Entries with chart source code

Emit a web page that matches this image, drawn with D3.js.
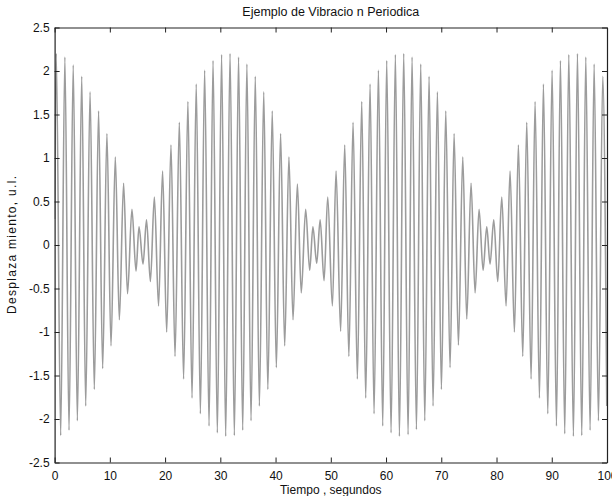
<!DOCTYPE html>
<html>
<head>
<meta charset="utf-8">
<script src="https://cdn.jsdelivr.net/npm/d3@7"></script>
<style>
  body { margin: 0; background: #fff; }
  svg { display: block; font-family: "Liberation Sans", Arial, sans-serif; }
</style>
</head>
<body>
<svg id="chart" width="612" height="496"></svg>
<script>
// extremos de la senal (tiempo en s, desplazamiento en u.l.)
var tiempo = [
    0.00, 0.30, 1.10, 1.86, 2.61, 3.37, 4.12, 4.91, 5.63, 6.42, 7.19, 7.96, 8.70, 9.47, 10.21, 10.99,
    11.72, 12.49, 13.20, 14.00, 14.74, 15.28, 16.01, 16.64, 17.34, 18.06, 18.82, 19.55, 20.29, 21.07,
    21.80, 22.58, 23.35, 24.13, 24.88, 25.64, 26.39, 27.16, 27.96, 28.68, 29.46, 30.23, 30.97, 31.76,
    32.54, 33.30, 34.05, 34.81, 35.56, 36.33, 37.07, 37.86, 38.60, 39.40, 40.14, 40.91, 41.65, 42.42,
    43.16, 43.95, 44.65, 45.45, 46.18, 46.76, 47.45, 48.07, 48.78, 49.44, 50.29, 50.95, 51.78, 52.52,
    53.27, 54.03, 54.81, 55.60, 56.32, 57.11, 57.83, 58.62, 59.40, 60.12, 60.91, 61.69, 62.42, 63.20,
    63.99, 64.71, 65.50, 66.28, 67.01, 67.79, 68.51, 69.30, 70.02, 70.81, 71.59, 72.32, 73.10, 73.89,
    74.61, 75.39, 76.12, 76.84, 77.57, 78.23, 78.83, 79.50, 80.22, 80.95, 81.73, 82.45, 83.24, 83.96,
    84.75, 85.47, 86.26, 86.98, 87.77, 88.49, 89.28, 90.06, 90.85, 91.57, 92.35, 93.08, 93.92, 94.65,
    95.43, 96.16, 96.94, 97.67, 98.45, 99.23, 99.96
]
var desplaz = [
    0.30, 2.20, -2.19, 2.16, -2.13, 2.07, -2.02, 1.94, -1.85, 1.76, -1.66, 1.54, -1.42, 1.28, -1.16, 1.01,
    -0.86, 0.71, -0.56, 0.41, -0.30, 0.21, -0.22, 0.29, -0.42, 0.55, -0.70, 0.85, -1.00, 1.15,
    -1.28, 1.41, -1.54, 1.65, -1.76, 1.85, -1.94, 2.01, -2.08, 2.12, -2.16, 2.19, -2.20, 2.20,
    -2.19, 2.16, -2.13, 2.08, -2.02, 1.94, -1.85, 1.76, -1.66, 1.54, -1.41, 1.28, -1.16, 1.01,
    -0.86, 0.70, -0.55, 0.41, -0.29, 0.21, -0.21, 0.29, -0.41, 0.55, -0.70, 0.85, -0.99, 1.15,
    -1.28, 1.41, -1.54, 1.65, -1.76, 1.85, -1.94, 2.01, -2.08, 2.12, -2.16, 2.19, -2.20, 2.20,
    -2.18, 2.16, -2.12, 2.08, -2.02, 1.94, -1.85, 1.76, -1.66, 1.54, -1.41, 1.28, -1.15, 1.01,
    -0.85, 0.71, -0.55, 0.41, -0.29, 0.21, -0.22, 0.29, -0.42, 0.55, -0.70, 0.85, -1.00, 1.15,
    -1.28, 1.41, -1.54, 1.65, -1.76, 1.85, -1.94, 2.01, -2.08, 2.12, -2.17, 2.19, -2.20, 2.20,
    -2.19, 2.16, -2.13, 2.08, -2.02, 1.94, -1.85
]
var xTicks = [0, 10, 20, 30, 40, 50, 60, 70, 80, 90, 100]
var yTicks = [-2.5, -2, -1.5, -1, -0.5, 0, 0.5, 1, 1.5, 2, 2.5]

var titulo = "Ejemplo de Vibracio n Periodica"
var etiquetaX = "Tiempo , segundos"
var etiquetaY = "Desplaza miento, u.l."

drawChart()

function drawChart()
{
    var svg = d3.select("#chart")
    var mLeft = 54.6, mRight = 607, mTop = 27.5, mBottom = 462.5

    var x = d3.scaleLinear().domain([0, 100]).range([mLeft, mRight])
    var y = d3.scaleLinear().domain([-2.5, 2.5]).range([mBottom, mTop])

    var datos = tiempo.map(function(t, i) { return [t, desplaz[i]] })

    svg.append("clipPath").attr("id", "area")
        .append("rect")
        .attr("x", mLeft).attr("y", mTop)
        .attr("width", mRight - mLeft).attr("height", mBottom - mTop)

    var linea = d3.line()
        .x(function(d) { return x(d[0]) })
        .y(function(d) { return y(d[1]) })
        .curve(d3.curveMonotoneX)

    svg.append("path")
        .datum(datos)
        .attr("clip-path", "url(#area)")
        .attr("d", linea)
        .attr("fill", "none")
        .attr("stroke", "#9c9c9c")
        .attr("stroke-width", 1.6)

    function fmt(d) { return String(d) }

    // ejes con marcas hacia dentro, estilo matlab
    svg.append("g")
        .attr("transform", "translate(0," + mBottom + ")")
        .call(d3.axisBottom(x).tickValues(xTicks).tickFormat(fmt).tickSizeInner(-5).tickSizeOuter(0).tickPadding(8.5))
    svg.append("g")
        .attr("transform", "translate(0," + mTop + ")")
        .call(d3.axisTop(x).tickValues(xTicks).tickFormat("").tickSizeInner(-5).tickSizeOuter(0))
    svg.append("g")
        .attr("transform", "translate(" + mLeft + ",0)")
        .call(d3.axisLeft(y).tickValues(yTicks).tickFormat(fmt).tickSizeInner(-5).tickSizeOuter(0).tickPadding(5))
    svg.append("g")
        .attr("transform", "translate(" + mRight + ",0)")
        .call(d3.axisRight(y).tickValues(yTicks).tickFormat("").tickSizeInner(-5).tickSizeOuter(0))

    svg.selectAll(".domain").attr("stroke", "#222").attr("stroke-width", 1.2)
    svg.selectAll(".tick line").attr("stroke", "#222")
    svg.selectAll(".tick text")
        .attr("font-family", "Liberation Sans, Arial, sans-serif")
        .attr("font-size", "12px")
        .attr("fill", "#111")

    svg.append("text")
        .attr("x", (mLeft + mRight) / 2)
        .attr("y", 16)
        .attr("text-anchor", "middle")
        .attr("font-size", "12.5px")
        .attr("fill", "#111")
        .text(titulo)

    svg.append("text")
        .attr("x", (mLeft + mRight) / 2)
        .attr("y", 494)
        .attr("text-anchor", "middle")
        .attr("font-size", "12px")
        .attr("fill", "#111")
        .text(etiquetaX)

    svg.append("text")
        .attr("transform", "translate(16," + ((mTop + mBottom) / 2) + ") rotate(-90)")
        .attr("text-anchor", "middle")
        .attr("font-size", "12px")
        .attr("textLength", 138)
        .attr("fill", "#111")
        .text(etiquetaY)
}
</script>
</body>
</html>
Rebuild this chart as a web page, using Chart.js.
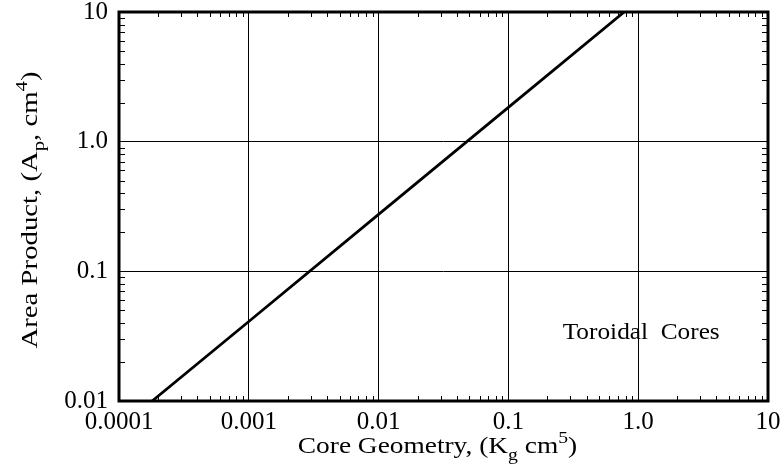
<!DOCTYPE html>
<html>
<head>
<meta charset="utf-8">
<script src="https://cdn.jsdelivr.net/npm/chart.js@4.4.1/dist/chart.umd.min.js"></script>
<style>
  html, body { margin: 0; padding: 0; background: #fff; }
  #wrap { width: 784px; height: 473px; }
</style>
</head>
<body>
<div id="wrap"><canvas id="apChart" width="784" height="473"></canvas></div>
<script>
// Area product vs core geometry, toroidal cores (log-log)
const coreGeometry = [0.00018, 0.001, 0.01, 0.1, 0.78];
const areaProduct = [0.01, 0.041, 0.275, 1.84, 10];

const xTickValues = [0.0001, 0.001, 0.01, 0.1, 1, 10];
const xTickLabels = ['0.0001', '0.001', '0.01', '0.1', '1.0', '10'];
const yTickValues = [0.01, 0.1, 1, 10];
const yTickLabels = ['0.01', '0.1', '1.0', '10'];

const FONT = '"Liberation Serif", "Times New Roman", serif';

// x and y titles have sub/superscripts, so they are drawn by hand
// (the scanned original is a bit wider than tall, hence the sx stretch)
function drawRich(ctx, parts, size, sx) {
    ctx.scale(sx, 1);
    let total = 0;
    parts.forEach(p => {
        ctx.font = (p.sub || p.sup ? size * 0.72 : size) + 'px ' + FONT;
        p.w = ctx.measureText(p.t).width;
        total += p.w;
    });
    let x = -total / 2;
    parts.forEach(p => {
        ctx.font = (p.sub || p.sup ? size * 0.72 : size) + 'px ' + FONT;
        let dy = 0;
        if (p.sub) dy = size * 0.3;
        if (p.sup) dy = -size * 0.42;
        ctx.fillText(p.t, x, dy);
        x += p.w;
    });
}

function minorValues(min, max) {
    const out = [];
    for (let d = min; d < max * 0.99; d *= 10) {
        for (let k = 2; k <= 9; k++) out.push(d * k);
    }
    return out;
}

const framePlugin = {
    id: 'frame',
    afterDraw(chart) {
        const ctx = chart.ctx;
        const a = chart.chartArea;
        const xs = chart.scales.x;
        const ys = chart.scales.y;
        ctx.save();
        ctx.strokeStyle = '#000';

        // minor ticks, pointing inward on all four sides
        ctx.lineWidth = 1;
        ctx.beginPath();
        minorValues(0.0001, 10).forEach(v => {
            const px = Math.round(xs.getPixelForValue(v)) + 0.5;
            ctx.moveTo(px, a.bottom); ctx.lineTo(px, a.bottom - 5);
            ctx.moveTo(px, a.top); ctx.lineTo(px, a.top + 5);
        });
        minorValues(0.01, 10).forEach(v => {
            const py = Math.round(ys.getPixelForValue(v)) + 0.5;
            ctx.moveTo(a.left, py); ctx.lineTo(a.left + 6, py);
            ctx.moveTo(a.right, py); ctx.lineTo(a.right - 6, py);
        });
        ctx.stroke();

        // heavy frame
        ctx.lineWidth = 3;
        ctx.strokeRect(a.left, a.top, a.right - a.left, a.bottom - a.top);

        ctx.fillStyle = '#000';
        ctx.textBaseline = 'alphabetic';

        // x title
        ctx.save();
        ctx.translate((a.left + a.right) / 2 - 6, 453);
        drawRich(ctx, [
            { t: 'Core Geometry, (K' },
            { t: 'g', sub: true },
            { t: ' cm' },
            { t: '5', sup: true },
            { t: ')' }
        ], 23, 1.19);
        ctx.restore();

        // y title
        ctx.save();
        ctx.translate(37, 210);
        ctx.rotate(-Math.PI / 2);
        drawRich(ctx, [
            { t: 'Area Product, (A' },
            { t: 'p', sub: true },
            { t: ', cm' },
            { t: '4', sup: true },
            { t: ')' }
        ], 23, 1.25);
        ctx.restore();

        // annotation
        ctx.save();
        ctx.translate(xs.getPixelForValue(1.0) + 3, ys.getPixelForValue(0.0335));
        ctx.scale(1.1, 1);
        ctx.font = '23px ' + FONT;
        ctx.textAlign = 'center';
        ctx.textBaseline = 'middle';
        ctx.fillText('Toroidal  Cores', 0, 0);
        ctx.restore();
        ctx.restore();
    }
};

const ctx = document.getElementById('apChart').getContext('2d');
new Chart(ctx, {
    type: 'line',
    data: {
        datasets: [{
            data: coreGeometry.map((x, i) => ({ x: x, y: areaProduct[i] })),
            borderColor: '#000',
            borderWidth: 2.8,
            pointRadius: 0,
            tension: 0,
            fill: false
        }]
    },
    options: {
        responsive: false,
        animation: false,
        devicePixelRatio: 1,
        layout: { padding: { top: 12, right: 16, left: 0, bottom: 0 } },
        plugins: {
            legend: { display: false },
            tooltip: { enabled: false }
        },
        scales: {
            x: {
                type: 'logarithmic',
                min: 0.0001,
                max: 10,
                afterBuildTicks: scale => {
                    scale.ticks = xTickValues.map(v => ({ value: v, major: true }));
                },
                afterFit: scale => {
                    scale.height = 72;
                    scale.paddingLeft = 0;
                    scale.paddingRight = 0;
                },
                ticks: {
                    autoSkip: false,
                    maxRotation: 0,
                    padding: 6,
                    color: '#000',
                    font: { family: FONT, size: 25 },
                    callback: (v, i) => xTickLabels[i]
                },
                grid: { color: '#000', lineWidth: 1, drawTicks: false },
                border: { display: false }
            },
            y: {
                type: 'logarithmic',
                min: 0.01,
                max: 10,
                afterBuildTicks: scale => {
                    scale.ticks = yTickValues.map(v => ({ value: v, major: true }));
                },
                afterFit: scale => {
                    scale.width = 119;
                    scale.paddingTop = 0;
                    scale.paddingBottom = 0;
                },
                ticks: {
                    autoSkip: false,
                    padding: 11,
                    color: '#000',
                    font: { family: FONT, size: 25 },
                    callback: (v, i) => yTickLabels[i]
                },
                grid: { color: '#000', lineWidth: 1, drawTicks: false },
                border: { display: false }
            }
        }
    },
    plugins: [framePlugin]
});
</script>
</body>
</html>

### What you are asked to do
Copy all lines from the data that hold the word "drawn".

### Problem solution
Emit a web page that matches this image, drawn with D3.js.
// x and y titles have sub/superscripts, so they are drawn by hand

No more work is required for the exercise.